Ma il Papa ha un vantaggio decisivo: parla all’Ecumene, e in nome di una Trascendenza, di un futuro e di un Al di là. E appare come il solo rimasto, legittimato a farlo: dopo Walter Benjamin e Gilles Deleuze (e forse alcuni tentativi della cosidetta “scuola italiana” cognitivo-marxista), non c’è una voce di filosofo, di scienziato, di naturalista che sembri poter unificare la prospettiva di un pensiero emancipativo. Nessun San Precario e nessun ecologismo, nonostante i movimenti che essi generano, hanno questa forza trascendentale, e quindi non possono com-muovere al Bene Comune (la stessa ‘pluralizzazione’ in “beni comuni” non ha giovato alla loro causa) – dacché il presupposto storico ormai dato per definitivo, quello antropocentrico e orizzontale ha castrato la mente (la psiche) umana del suo anelito alla trascendenza – intesa qual si voglia. Persino sulla scuola il papa ha chiare lettere: “si rende necessaria un’educazione che insegni a pensare criticamente e che offra un percorso di maturazione nei valori.” Un compito e una responsabilità colossali attendono questo papa e la sua ‘armata’ evangelica e – pur senza condividerne la teologia – non gli si può che augurare Buon Lavoro – se alle belle parole saprà far seguire i fatti (“la realtà è più importante dell’idea”, egli afferma).

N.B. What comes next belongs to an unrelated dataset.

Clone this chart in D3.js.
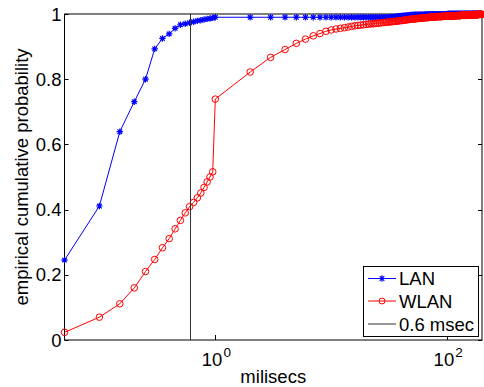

Per quanto ci concerne, possiamo dire solo: finché ciascun uomo non compia ogni giorno qualcosa per la cura dell’ambiente che lo circonda – abbandonare in giro una lattina o una plastica dovrebbe già essere punito come reato grave (come lo è stato per estirpare il fumo nei luoghi pubblici, e via crescendo ai reati ambientali macroscopici) – finché ciascun uomo non senta l’intera Terra come parte di sé, finché non si volga non solo al “prossimo” ma persino alle stelle come compagne e amiche, nessuna politica e nessun software potranno re-innamorare alla vita comune, all’incommesurabile Stupore della creazione continua e condivisa – che è una forma di trascendenza.
NICOLA LICCIARDELLO
3 gennaio 2014
Un papa che viene dal fin del Mundo non può che essere apocalittico…ma più che di apocalisse forse sarebbe meglio parlare di apocatàstasi.